Unutmayalım ki Kur’an-ı Kerim bize ilaçları verir, Hz. Peygamber (sav) hangi ilacın hangi hastalığa iyi geleceğini gösterir, Sahabe (ra) o ilaçlar kullanılarak nasıl iyileşeceğini öğretirler. Âlimler de bunu öğrenip, kavrayıp bize aktarırlar.
Sahabe mesleği; hiçbir olumsuzluğa takılmadan, bahanelere sarılmadan, çölde gül yetiştirme derdini kendine dert olarak edinen bir meslektir. Bahanelere sarılırsak Allah o bahanelere bizi mahkûm eder. Eğer biz hedefimize kilitlenirsek Allah karşımızdaki dağları vadi yapacaktır.
“Salihlerin anıldığı meclise rahmet yağar.” (Müsned, Ahmed b. Hanbel)
Âlimler peygamberlerin varisleridir. Biz hangi âlimden bahsedersek bahsedelim bir verasetten bahsederiz. Cenab-ı Hak 14 asırlık zaman içerisinde çok âlim nasip etti. Âlimler bizim yolumuzu aydınlatan rehberlerdir.
Sahabeden çok âlim vardır. Bunlar da kendilerinden sonra gelen Tabiin nesline sancağı devrettiler. Onların arkasından gelen Etbai Tabiin nesli de tabiin neslinden aldı ve bu sancak günümüze kadar geldi.
“Bir âlimde olması gereken vasıflar” dediğimiz zaman 5 kavram çıkar karşımıza. Âlim, sadece malumat sahibi kişi demek değildir.
1. Haşyet: Eğer haşyet olmazsa gerçek manada âlimlikten bahsedilemez.
2. Celâdet: Âlime celadet yakışır. Hakkı haykıracağı yerde hiç korkmadan haykıracaktır.
3. Salâbet: Rüzgâr ne kadar eserse essin sarsılmadan durabilendir. İstikamet çizgisini koruyabilmektir. Bu ancak salâbetle olur.
4. Veraset: Rasûlullah’tan (sav) aldığı dini, büyük bir sadakatle, en ufak taviz vermeden kendinden sonraki nesle aktarır.
5. Zürriyet: Zürriyet deyince günümüzde salt manada anlaşılan “nesil” manası aklınıza gelmesin. Onlarca evlenmemiş âlim vardır. Biz onlarca evlenmemiş âlim biliyoruz ki zürriyeti devam etmiş. Onlara hakikat adına bağlanmışsanız maneviyat adına onun evladı sayılırsınız.

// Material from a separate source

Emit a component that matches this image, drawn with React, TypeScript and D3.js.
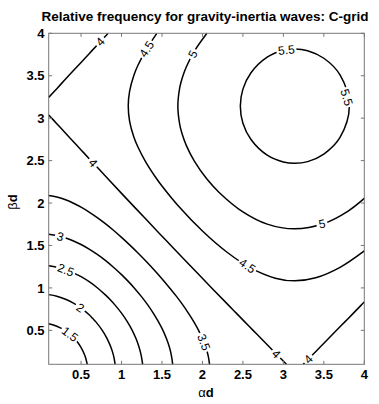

Unutmayalım ki Kur’an-ı Kerim bize ilaçları verir, Hz. Peygamber (sav) hangi ilacın hangi hastalığa iyi geleceğini gösterir, Sahabe (ra) o ilaçlar kullanılarak nasıl iyileşeceğini öğretirler. Âlimler de bunu öğrenip, kavrayıp bize aktarırlar.
Gelin bir zamana gidelim. Osmanlı son zamanları, İslam adına ümitlerin tükendiği bir zamandır. “Şu istikbal-i inkılabat içinde en gür seda İslam’ın sedası olacaktır” nidasını haykırabilmiştir. Sadece ümitler yeşersin diye değil ilerde gerçekleşecek bu hakikati aktararak mesleğini sahabe mesleği olduğunu haykırır.